Function parameters:
@param inFile The dataset to process; REQUIRED
@param fieldListStr A string containing a comma-delimited list of
attribute names to process; use an empty string to
process all attributes in inFile; attributes named
here that are not found in the top level of inFile
will be ignored; OPTIONAL, defaults to an
empty string
@param maxPatterns The maximum number of patterns (both popular and
rare) to return for each attribute; OPTIONAL,
defaults to 100
@param maxPatternLen The maximum length of a pattern; longer patterns
are truncated in the output; this value is also
used to set the maximum length of the data to
consider when finding cardinality and mode values;
must be 33 or larger; OPTIONAL, defaults to 100
@param features A comma-delimited string listing the profiling
elements to be included in the output; OPTIONAL,
defaults to a comma-delimited string containing all
of the available keywords:
KEYWORD AFFECTED OUTPUT
fill_rate fill_rate
fill_count
cardinality cardinality
best_ecl_types best_attribute_type
modes modes
lengths min_length
max_length
ave_length
patterns popular_patterns
rare_patterns
min_max numeric_min
numeric_max
mean numeric_mean
std_dev numeric_std_dev
quartiles numeric_lower_quartile
numeric_median
numeric_upper_quartile
correlations numeric_correlations
To omit the output associated with a single keyword,
set this argument to a comma-delimited string
containing all other keywords; note that the
is_numeric output will appear only if min_max,
mean, std_dev, quartiles, or correlations features
are active
@param sampleSize A positive integer representing a percentage of
inFile to examine, which is useful when analyzing a
very large dataset and only an estimated data
profile is sufficient; valid range for this
argument is 1-100; values outside of this range
will be clamped; OPTIONAL, defaults to 100 (which
indicates that the entire dataset will be analyzed)

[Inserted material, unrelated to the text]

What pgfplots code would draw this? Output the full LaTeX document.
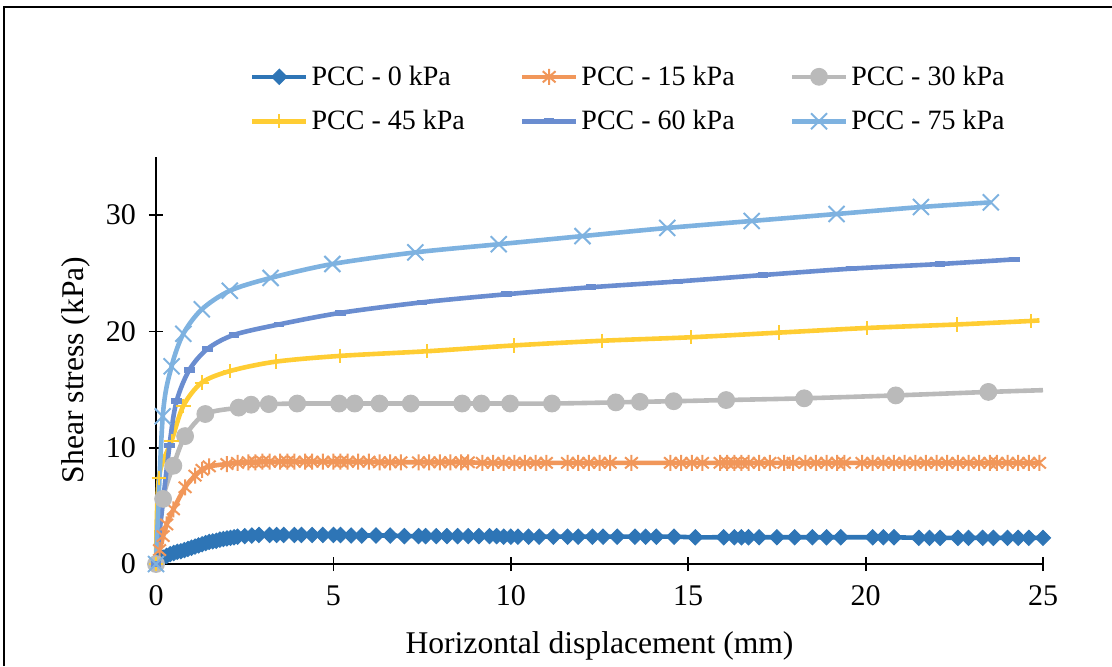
\documentclass[border=0pt]{standalone}
\usepackage{fontspec}
\setmainfont{Liberation Serif}
\usepackage{pgfplots}
\pgfplotsset{compat=1.18}
\definecolor{cA}{HTML}{2E75B6}
\definecolor{cB}{HTML}{F1975A}
\definecolor{cC}{HTML}{BABABA}
\definecolor{cD}{HTML}{FFCD33}
\definecolor{cE}{HTML}{6A8DD0}
\definecolor{cF}{HTML}{7EB2E0}
\pgfdeclareplotmark{sqdiamond}{%
  \pgfpathmoveto{\pgfqpoint{0pt}{\pgfplotmarksize}}%
  \pgfpathlineto{\pgfqpoint{\pgfplotmarksize}{0pt}}%
  \pgfpathlineto{\pgfqpoint{0pt}{-\pgfplotmarksize}}%
  \pgfpathlineto{\pgfqpoint{-\pgfplotmarksize}{0pt}}%
  \pgfpathclose\pgfusepathqfillstroke}
\pgfdeclareplotmark{xstar}{%
  \pgfpathmoveto{\pgfqpoint{0pt}{\pgfplotmarksize}}%
  \pgfpathlineto{\pgfqpoint{0pt}{-\pgfplotmarksize}}%
  \pgfpathmoveto{\pgfqpoint{-.8\pgfplotmarksize}{-.7\pgfplotmarksize}}%
  \pgfpathlineto{\pgfqpoint{.8\pgfplotmarksize}{.7\pgfplotmarksize}}%
  \pgfpathmoveto{\pgfqpoint{-.8\pgfplotmarksize}{.7\pgfplotmarksize}}%
  \pgfpathlineto{\pgfqpoint{.8\pgfplotmarksize}{-.7\pgfplotmarksize}}%
  \pgfusepathqstroke}
\pgfdeclareplotmark{bigx}{%
  \pgfpathmoveto{\pgfqpoint{-\pgfplotmarksize}{-\pgfplotmarksize}}%
  \pgfpathlineto{\pgfqpoint{\pgfplotmarksize}{\pgfplotmarksize}}%
  \pgfpathmoveto{\pgfqpoint{-\pgfplotmarksize}{\pgfplotmarksize}}%
  \pgfpathlineto{\pgfqpoint{\pgfplotmarksize}{-\pgfplotmarksize}}%
  \pgfusepathqstroke}
\pgfdeclareplotmark{hdash}{%
  \pgfpathmoveto{\pgfqpoint{-\pgfplotmarksize}{0pt}}%
  \pgfpathlineto{\pgfqpoint{\pgfplotmarksize}{0pt}}%
  \pgfusepathqstroke}
\begin{document}
\begin{tikzpicture}
\path[use as bounding box] (0pt,0pt) rectangle (556pt,-333pt);
\draw[line width=1pt] (2pt,-333pt) -- (2pt,-3.5pt) -- (556pt,-3.5pt);
\begin{axis}[
  at={(78pt,-282pt)}, anchor=south west,
  scale only axis, width=443.5pt, height=203.5pt,
  xmin=0, xmax=25, ymin=0, ymax=35,
  axis x line*=bottom, axis y line*=left,
  axis line style={line width=0.9pt, black, -},
  every tick/.style={line width=0.9pt, black},
  tick align=center, major tick length=7pt,
  xtick={0,5,10,15,20,25}, ytick={0,10,20,30},
  minor tick num=0,
  /pgf/number format/assume math mode=true,
  tick label style={font=\fontsize{15}{18}\selectfont},
  xticklabel style={anchor=base, yshift=-17pt},
  yticklabel style={anchor=east, xshift=-3pt},
  xlabel={Horizontal displacement (mm)},
  ylabel={Shear stress (kPa)},
  label style={font=\fontsize{15.8}{18}\selectfont},
  xlabel style={at={(axis description cs:0.5,-0.2187)}, anchor=base},
  ylabel style={at={(axis description cs:-0.082,0.477)}, anchor=base},
  clip=false,
  legend columns=3,
  legend cell align=left,
  legend style={draw=none, fill=none, at={(axis description cs:0.106,1.1425)}, anchor=west,
    font=\fontsize{14}{16}\selectfont, inner sep=0pt, outer sep=0pt, row sep=8pt,
    /tikz/every even column/.append style={column sep=26pt},
    nodes={inner sep=1.5pt}},
  every axis plot/.append style={line width=2.3pt, smooth,
    legend image code/.code={\draw[mark repeat=2,mark phase=2] plot coordinates {(0pt,0pt) (13.5pt,0pt) (27pt,0pt)};}},
]
% PCC - 0 kPa
\addplot[cA, mark=sqdiamond, mark size=3.8pt, mark options={fill=cA, draw=cA, line width=0.5pt}] coordinates {
(0,0) (0.05,0.2) (0.1,0.35) (0.15,0.45) (0.2,0.55) (0.3,0.7) (0.4,0.85) (0.5,0.95) (0.6,1.05) (0.7,1.1)
(0.8,1.2) (0.9,1.3) (1.0,1.4) (1.1,1.5) (1.2,1.6) (1.3,1.7) (1.4,1.8) (1.5,1.9) (1.6,1.95) (1.7,2.0)
(1.8,2.1) (1.9,2.15) (2.0,2.2) (2.1,2.25) (2.2,2.3) (2.3,2.35) (2.5,2.4) (2.7,2.45) (2.9,2.5) (3.2,2.5)
(3.4,2.5) (3.6,2.5) (3.9,2.5) (4.1,2.5) (4.4,2.5) (4.7,2.5) (5.0,2.5) (5.2,2.5) (5.5,2.45) (5.8,2.45)
(6.2,2.45) (6.6,2.45) (7.0,2.4) (7.4,2.4) (7.6,2.4) (7.9,2.4) (8.2,2.4) (8.5,2.4) (8.8,2.4) (9.1,2.4)
(9.4,2.4) (9.6,2.4) (9.8,2.35) (10.0,2.35) (10.2,2.35) (10.5,2.35) (10.8,2.35) (11.2,2.35) (11.6,2.35) (11.9,2.35)
(12.3,2.35) (12.6,2.35) (13.0,2.35) (13.5,2.35) (13.8,2.35) (14.1,2.35) (14.6,2.35) (15.2,2.3) (16.0,2.3) (16.3,2.3)
(16.5,2.3) (16.7,2.3) (17.0,2.3) (17.5,2.3) (18.0,2.3) (18.5,2.3) (18.9,2.3) (19.3,2.3) (20.2,2.3) (20.5,2.3)
(20.8,2.3) (21.5,2.25) (21.8,2.25) (22.1,2.25) (22.6,2.25) (22.9,2.25) (23.3,2.25) (23.6,2.25) (24.0,2.25) (24.3,2.25)
(24.6,2.25) (25.0,2.25)
};
\addlegendentry{PCC - 0 kPa}
% PCC - 15 kPa
\addplot[cB, mark=xstar, mark size=4pt, mark options={line width=1pt}] coordinates {
(0,0) (0.1,1.2) (0.2,2.4) (0.3,3.4) (0.49,4.7) (0.82,6.6) (1.1,7.6) (1.3,8.1) (1.5,8.4) (2.0,8.6)
(2.3,8.7) (2.6,8.75) (2.8,8.75) (3.0,8.8) (3.2,8.8) (3.5,8.8) (3.7,8.8) (3.9,8.8) (4.2,8.8) (4.4,8.8)
(4.7,8.8) (5.0,8.8) (5.2,8.8) (5.4,8.8) (5.7,8.8) (6.0,8.8) (6.3,8.75) (6.6,8.75) (6.9,8.75) (7.4,8.75)
(7.7,8.75) (8.0,8.75) (8.3,8.75) (8.6,8.75) (8.8,8.75) (9.2,8.7) (9.5,8.7) (9.8,8.7) (10.1,8.7) (10.4,8.7)
(10.7,8.7) (11.0,8.7) (11.6,8.7) (11.9,8.7) (12.2,8.7) (12.5,8.7) (12.8,8.7) (13.4,8.7) (14.5,8.7) (14.8,8.7)
(15.1,8.7) (15.4,8.7) (15.9,8.7) (16.1,8.7) (16.3,8.7) (16.5,8.7) (16.7,8.7) (17.0,8.7) (17.3,8.7) (17.7,8.7)
(17.96,8.7) (18.3,8.7) (18.6,8.7) (18.9,8.7) (19.2,8.7) (19.4,8.7) (19.9,8.7) (20.2,8.7) (20.5,8.7) (20.8,8.7)
(21.1,8.7) (21.4,8.7) (21.7,8.7) (22.0,8.7) (22.3,8.7) (22.6,8.7) (22.9,8.7) (23.2,8.7) (23.5,8.7) (23.7,8.7)
(24.0,8.7) (24.3,8.7) (24.6,8.7) (24.9,8.7)
};
\addlegendentry{PCC - 15 kPa}
% PCC - 30 kPa
\addplot[cC, mark=*, mark size=4.2pt, mark options={fill=cC, draw=cC, line width=0.5pt}] coordinates {
(0,0) (0.2,5.6) (0.49,8.45) (0.82,11.0) (1.39,12.9) (2.33,13.45) (2.68,13.7) (3.18,13.75) (3.98,13.8) (5.16,13.8)
(5.6,13.8) (6.3,13.8) (7.18,13.8) (8.63,13.8) (9.17,13.8) (9.98,13.8) (11.16,13.8) (12.96,13.9) (13.64,13.95) (14.59,14.0)
(16.07,14.1) (18.27,14.25) (20.85,14.5) (23.46,14.8)
};
\addlegendentry{PCC - 30 kPa}
\addplot[cC, no marks, forget plot] coordinates {(23.46,14.8) (25,14.95)};
% PCC - 45 kPa
\addplot[cD, mark=+, mark size=3.6pt, mark options={line width=1pt}] coordinates {
(0,0) (0.08,7.4) (0.44,10.6) (0.77,13.6) (1.29,15.6) (2.09,16.6) (3.37,17.4) (5.2,17.9) (7.65,18.3) (10.1,18.8)
(12.57,19.2) (15.08,19.5) (17.56,19.9) (20.05,20.3) (22.57,20.6) (24.65,20.9)
};
\addlegendentry{PCC - 45 kPa}
\addplot[cD, no marks, forget plot] coordinates {(24.65,20.9) (24.9,20.95)};
% PCC - 60 kPa
\addplot[cE, mark=hdash, mark size=2.6pt, mark options={line width=2.8pt}] coordinates {
(0,0) (0.38,10.2) (0.58,14.0) (0.94,16.7) (1.45,18.5) (2.19,19.7) (3.46,20.6) (5.2,21.6) (7.49,22.5) (9.88,23.2)
(12.26,23.8) (14.71,24.3) (17.1,24.85) (19.6,25.4) (22.1,25.8) (24.2,26.2)
};
\addlegendentry{PCC - 60 kPa}
% PCC - 75 kPa
\addplot[cF, mark=bigx, mark size=4pt, mark options={line width=1pt}] coordinates {
(0,0) (0.19,12.7) (0.44,17.0) (0.77,19.8) (1.29,21.9) (2.08,23.5) (3.23,24.6) (4.97,25.8) (7.31,26.8) (9.66,27.5)
(12.02,28.2) (14.41,28.9) (16.79,29.5) (19.18,30.1) (21.56,30.7) (23.53,31.1)
};
\addlegendentry{PCC - 75 kPa}
\end{axis}
\end{tikzpicture}
\end{document}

Here is a very simple example of executing the full data profiling code:
IMPORT DataPatterns;
DataRec := { string source, unsigned bid, string name };
ds := DATASET('~thor::my_sample_data', DataRec, FLAT);
profileResults := DataPatterns.Profile(ds);
OUTPUT(profileResults, ALL, NAMED('profileResults'));
The data profiling code can be easily tested with the included Tests module. Execute the following in either hThor or Roxie (because all of the test data is inline it is best to not use Thor for running these tests):
IMPORT DataPatterns;
EVALUATE(DataPatterns.Tests);
If the tests pass then the execution will succeed and there will be no output. You will see a runtime error if any of the tests fail or if you execute the tests on Thor. Note that it may take some time to compile the code before execution.
This is a function macro that, given a dataset, returns a recordset containing the "best" record definition for the given dataset. By default, the entire dataset will be examined. You can override this behavior by providing a percentage of the dataset to examine (1-100) as the second argument. This is useful if you are checking a very large file and are confident that a sample will provide correct results.
There is an important limitation in this function: Child datasets and embedded record definitions are ignored entirely (this comes from the fact that this function calls the Profile() function, and that function ignores child datasets and embedded records). All other top-level attributes are returned, though, so you can edit the returned string and insert anything that is missing.
Sample call:
IMPORT DataPatterns;
DataRec := { string source, unsigned bid, string name };
ds := DATASET('~thor::my_sample_data', DataRec, FLAT);
recordDefinition := DataPatterns.BestRecordStructure(ds);
OUTPUT(recordDefinition, NAMED('recordDefinition'), ALL);
The result will be a recordset containing only a STRING field. The first record will always contain 'RECORD' and the last record will always contain 'END;'. The records in between will contain declarations for the attributes found within the given dataset. The entire result can be copied and pasted into an ECL code module.
Note that, when outputing the result of BestRecordStructure
to a workunit,
it is a good idea to add an ALL flag to the OUTPUT function. This ensures that
all attributes will be displayed. Otherwise, if you have more than 100
attributes in the given dataset, the result will be truncated.